A recent docwire article points out that "there is a small but growing movement to create formal primary care nurse practitioner (NP) residency programs, similar to those for physicians, where the effort is geared to help them transition to practice. Unlike physicians, NPs are currently not required to attend a formal residency program."
The answer should be a resounding “yes.”
Most nurse practitioners complete either a two-year Master’s degree or a three-year Doctorate program. When they are finished graduate school, they are expected to take care of patients in a similar manner that physicians do. By this point in their careers, these physicians have had four years of medical school as well as follow-on residency training, which can range from an additional four to seven years depending on the specialty.
My experience has been as an acute care nurse practitioner but I am sure that primary care nurse practitioners feel the same when they finish school and take their first jobs: we’re scared.
I’ll admit I was fortunate in that my nurse practitioner program was amazing. I ended up having diverse clinical rotations with excellent instructors and clinical leaders who made opportunities for optional educational experiences. They truly prepared me for my future as a clinical professional. But even with all the benefits of having a great education and clinical rotations that left me feeling like I was ready, I was completely overwhelmed when I started my first job.
Unfortunately, I did not have a residency program at my first job. Neither did I have a nurse practitioner mentor, or someone to train me for that matter. I quickly realized that I was going to have to do a lot of studying and reading on my own to become proficient at my new job.
It took me a year to feel comfortable in my job. An entire year of not feeling supported in my role. Every day felt like a struggle to go to work.

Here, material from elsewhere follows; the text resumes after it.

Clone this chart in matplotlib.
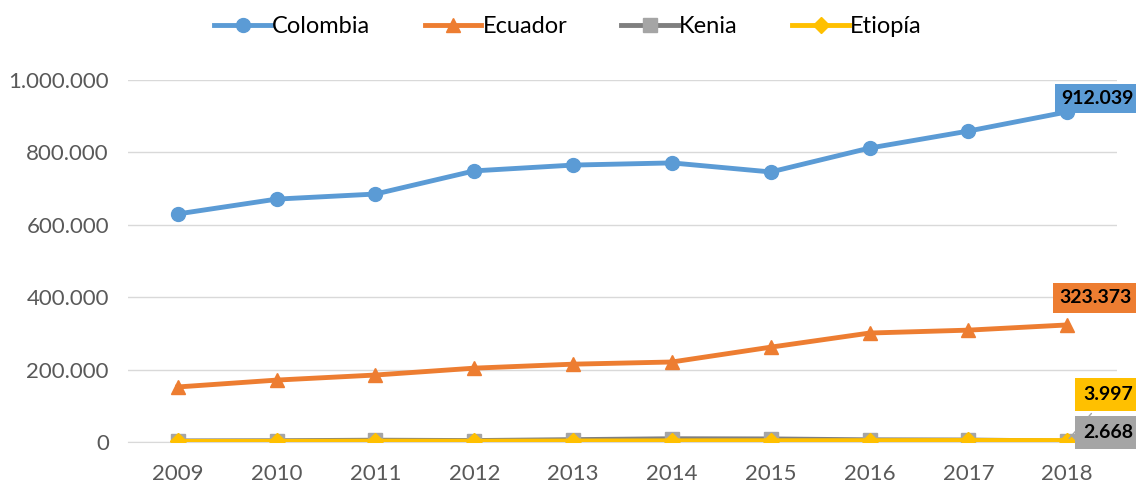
import numpy as np
import matplotlib.pyplot as plt
from matplotlib.ticker import FuncFormatter

plt.rcParams['font.family'] = ['Lato', 'DejaVu Sans']

years = ['2009', '2010', '2011', '2012', '2013', '2014', '2015', '2016', '2017', '2018']
colombia = [630000, 671000, 685000, 749000, 765000, 771000, 746000, 812000, 859000, 912039]
ecuador = [152000, 171000, 185000, 204000, 215000, 221000, 262000, 301000, 309000, 323373]
kenia = [3000, 3500, 5000, 4000, 6500, 9000, 8500, 6000, 5500, 2668]
etiopia = [1500, 1800, 2500, 2200, 2800, 3200, 3500, 3800, 4200, 3997]

X = np.arange(len(years))

fig = plt.figure(figsize=(11.36, 4.82), dpi=100)
ax = fig.add_axes([0.113, 0.083, 0.870, 0.751])

ax.plot(X, colombia, color='#5B9BD5', lw=3.5, marker='o', ms=10, label='Colombia', zorder=4)
ax.plot(X, ecuador, color='#ED7D31', lw=3.5, marker='^', ms=10, label='Ecuador', zorder=4)
ax.plot(X, kenia, color='#7F7F7F', lw=3.5, marker='s', ms=10, mfc='#A5A5A5', mec='#A5A5A5', label='Kenia', zorder=4)
ax.plot(X, etiopia, color='#FFC000', lw=3.5, marker='D', ms=8, label='Etiopía', zorder=5)

ax.set_xlim(-0.5, len(years) - 0.5)
ax.set_ylim(0, 1000000)
ax.set_yticks(np.arange(0, 1000001, 200000))
ax.yaxis.set_major_formatter(FuncFormatter(lambda v, p: f'{int(v):,}'.replace(',', '.')))
ax.set_xticks(X)
ax.set_xticklabels(years)
ax.grid(axis='y', color='#D9D9D9', lw=1)
ax.set_axisbelow(True)
for s in ['top', 'right', 'left']:
    ax.spines[s].set_visible(False)
ax.spines['bottom'].set_color('#D9D9D9')
ax.tick_params(length=0, labelsize=16, colors='#595959')
ax.tick_params(axis='x', pad=16)
ax.tick_params(axis='y', pad=14)

def fmt(v):
    return f'{int(v):,}'.replace(',', '.')

lab = dict(fontsize=14, fontweight='bold', color='black', ha='left', va='center', zorder=6)
ax.annotate(fmt(colombia[-1]), (X[-1], colombia[-1]), xytext=(-4, 9.5), textcoords='offset points',
            bbox=dict(boxstyle='square,pad=0.32', fc='#5B9BD5', ec='none'), **lab)
ax.annotate(fmt(ecuador[-1]), (X[-1], ecuador[-1]), xytext=(-5.5, 19.5), textcoords='offset points',
            bbox=dict(boxstyle='square,pad=0.32', fc='#ED7D31', ec='none'), **lab)
ax.annotate(fmt(etiopia[-1]), (X[-1], etiopia[-1]), xytext=(11.5, 33), textcoords='offset points',
            bbox=dict(boxstyle='square,pad=0.42', fc='#FFC000', ec='none'),
            arrowprops=dict(arrowstyle='-', color='#A5A5A5', lw=1), **lab)
ax.annotate(fmt(kenia[-1]), (X[-1], kenia[-1]), xytext=(11.5, 6), textcoords='offset points',
            bbox=dict(boxstyle='square,pad=0.42', fc='#A5A5A5', ec='none'), **lab)

fig.legend(loc='center', bbox_to_anchor=(0.5, 0.944), ncol=4, frameon=False, fontsize=17,
           handlelength=2.4, columnspacing=2.3, handletextpad=0.05)

plt.savefig('out.png', dpi=100)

Looking back, I wish I had taken a residency program after finishing my graduate degree. I wish all hospitals, healthcare systems, clinics, and doctors’ offices offered some type of guaranteed dedicated training for new nurse practitioners. The transition from training to practice is challenging and demanding.
Patients’ well-being is in our hands and we ought to be practicing medicine to the highest standards. Well-trained practitioners have better patient outcomes, higher job satisfaction and are less likely to leave a job.
With a growing shortage of healthcare providers, the potential benefits of NP residency programs cannot be questioned.